▶ GOAL OF THE EXERCISE: Please print the lines between the one with "Write the matplotlib code for this chart." and the one with "yticks = [0, 10, 20, 30, 40, 50]", both ends included, exactly as written, with no pictures.

Figure scripts
_ _ _ _

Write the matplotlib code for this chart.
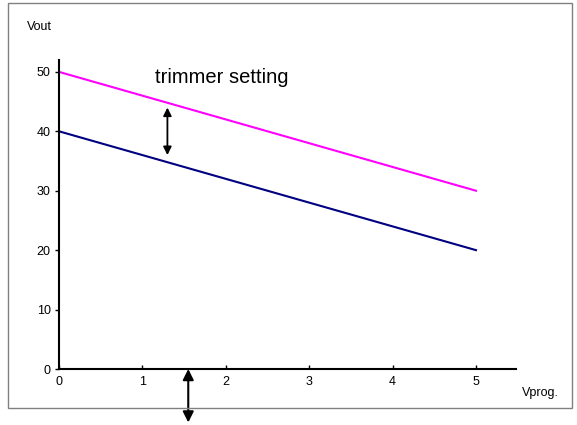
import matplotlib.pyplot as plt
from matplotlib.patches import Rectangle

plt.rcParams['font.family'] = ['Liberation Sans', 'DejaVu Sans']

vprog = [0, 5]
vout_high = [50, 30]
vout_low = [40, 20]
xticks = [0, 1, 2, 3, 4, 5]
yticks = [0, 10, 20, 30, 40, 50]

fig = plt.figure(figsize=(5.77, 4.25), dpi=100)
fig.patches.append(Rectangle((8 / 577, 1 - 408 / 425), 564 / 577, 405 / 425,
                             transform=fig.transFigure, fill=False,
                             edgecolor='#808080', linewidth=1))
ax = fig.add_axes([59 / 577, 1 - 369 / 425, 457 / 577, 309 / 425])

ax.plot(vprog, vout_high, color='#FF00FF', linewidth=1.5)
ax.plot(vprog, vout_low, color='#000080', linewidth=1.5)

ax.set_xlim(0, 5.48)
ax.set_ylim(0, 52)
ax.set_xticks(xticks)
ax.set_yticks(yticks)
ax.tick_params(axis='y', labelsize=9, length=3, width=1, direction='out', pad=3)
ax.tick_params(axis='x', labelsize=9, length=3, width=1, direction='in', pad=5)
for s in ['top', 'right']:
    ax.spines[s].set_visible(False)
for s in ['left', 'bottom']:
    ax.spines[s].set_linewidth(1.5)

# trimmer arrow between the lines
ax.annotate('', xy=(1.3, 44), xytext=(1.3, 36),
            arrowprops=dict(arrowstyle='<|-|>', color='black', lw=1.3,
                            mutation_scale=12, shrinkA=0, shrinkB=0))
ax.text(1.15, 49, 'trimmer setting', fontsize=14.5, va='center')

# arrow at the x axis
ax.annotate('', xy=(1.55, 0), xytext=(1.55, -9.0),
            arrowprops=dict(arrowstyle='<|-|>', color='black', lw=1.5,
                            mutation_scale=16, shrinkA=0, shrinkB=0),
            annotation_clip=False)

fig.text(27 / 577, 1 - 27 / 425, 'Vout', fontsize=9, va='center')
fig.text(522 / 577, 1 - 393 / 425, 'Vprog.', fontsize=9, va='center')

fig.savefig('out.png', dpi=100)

_ _ _ _

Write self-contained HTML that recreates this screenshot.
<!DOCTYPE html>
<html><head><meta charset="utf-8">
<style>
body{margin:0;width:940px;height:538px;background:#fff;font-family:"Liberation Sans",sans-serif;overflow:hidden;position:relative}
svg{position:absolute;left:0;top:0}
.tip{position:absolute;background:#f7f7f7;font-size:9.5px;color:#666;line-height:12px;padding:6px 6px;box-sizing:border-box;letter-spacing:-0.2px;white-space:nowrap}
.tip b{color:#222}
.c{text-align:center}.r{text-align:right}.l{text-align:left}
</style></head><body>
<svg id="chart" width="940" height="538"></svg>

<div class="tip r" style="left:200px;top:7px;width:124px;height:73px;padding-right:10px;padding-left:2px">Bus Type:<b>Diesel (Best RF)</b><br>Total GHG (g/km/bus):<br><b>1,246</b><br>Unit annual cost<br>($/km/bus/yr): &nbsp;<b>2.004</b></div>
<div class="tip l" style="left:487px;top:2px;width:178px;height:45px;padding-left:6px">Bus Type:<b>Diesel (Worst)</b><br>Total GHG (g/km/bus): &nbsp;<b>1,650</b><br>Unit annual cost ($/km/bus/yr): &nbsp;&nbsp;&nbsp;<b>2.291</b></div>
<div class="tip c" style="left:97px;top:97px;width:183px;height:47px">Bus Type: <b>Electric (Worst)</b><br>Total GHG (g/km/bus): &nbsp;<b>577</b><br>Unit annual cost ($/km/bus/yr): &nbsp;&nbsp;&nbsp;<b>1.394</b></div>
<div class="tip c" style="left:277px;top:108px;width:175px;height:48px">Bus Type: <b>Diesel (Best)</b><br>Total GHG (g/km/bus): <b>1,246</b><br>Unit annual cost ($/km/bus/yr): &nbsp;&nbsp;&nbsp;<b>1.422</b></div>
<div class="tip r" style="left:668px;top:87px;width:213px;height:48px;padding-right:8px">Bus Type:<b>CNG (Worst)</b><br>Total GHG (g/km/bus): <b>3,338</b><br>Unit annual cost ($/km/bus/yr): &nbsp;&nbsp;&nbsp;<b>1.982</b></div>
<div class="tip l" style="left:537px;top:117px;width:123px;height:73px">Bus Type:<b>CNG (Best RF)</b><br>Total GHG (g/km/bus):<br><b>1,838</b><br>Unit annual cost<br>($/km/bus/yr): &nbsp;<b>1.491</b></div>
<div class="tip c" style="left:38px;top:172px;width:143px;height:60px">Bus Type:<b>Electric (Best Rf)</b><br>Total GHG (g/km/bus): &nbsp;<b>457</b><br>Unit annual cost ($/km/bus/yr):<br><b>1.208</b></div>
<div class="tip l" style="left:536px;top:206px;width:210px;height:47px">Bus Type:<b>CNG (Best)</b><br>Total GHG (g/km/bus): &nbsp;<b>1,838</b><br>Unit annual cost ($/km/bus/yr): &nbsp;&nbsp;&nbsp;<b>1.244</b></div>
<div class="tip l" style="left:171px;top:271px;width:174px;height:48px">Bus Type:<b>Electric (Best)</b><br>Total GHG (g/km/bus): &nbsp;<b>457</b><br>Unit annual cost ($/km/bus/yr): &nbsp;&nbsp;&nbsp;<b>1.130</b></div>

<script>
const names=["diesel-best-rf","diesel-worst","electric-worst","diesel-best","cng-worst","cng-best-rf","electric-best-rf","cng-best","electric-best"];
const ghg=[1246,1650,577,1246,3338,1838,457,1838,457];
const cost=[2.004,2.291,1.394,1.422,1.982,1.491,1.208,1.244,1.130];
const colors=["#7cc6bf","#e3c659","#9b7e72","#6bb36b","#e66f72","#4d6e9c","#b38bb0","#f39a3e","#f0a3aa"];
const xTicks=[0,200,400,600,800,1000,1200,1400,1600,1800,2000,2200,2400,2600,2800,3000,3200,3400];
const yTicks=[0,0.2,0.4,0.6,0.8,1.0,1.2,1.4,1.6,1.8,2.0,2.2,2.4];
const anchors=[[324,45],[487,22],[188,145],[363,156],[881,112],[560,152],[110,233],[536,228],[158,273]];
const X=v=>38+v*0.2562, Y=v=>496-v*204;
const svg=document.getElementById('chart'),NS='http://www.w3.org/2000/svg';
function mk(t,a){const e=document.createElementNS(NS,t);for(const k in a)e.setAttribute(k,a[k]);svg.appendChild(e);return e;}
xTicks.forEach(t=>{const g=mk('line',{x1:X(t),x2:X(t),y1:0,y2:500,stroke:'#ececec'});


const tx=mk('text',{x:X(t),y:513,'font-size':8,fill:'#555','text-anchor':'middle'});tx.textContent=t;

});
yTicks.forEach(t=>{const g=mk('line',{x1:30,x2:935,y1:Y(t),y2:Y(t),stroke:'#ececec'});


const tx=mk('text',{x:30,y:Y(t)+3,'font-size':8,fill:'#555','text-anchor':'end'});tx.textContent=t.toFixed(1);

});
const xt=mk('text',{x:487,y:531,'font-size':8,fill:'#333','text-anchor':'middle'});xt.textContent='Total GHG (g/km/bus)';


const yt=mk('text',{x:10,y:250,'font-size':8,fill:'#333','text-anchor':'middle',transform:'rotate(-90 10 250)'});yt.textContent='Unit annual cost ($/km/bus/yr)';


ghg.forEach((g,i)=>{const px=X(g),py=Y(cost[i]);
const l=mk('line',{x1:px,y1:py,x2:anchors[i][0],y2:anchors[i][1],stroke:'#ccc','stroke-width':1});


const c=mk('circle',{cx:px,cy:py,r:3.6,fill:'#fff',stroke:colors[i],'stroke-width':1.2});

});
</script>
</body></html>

_ _ _ _

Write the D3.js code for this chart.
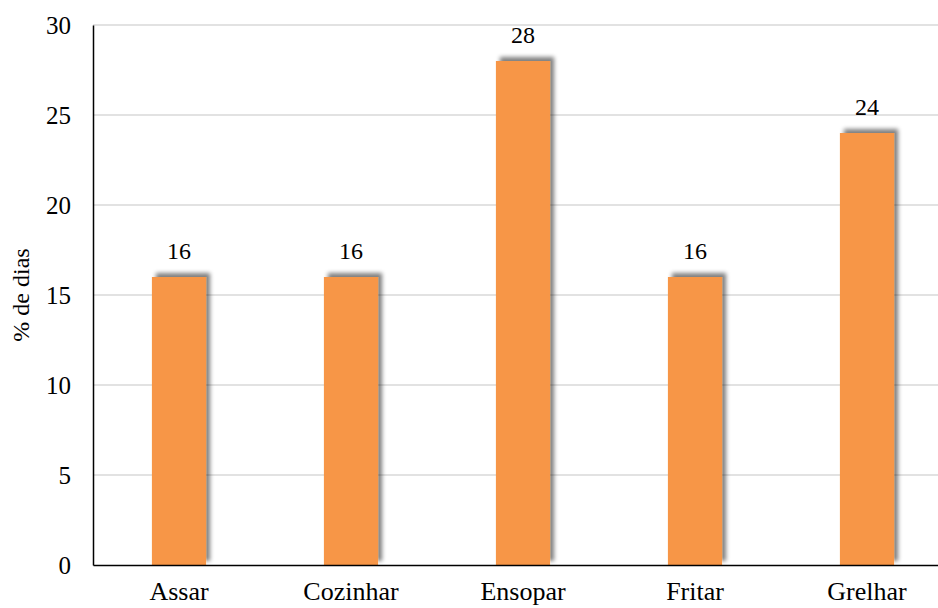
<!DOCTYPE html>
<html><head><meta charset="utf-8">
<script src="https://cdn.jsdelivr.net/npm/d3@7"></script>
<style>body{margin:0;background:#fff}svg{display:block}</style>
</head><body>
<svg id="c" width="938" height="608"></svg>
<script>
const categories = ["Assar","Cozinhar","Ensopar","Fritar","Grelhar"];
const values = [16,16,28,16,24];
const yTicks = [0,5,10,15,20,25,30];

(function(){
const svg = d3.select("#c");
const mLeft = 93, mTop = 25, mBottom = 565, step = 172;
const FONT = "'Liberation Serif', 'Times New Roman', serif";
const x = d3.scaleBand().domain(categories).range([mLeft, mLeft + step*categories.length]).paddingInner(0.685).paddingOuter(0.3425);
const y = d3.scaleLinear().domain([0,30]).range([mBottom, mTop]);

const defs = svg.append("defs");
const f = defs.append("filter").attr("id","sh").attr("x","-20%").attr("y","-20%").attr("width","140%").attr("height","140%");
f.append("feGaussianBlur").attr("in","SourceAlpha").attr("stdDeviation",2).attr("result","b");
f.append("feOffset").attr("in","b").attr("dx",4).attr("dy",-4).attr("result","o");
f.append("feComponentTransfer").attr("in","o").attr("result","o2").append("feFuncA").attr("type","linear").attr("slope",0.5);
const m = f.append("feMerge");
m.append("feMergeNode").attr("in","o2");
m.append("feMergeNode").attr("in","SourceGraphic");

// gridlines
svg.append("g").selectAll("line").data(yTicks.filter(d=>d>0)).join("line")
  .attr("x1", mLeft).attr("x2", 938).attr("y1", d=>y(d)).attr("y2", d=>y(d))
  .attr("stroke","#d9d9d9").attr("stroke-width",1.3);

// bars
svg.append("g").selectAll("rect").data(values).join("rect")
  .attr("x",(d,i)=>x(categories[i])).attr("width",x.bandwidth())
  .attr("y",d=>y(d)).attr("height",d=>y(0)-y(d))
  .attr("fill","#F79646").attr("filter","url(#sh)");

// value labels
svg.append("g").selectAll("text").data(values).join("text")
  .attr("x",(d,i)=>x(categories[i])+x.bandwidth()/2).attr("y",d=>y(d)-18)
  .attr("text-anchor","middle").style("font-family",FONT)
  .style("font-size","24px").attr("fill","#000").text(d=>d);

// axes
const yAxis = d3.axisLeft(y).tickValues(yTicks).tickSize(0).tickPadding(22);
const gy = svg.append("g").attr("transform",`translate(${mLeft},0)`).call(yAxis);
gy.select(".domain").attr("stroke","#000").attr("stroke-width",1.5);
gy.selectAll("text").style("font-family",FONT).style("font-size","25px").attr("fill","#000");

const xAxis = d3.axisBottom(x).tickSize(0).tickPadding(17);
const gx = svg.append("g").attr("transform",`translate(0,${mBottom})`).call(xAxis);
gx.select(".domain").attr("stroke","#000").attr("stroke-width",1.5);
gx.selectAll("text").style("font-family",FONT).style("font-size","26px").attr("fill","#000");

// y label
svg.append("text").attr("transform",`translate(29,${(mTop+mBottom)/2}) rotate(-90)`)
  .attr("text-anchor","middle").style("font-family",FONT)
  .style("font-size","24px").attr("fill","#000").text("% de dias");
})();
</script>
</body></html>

_ _ _ _

▶ SOLUTION TO THIS EXERCISE:
Write the matplotlib code for this chart.
import matplotlib.pyplot as plt
from matplotlib.patches import Rectangle

plt.rcParams['font.family'] = ['Liberation Sans', 'DejaVu Sans']

vprog = [0, 5]
vout_high = [50, 30]
vout_low = [40, 20]
xticks = [0, 1, 2, 3, 4, 5]
yticks = [0, 10, 20, 30, 40, 50]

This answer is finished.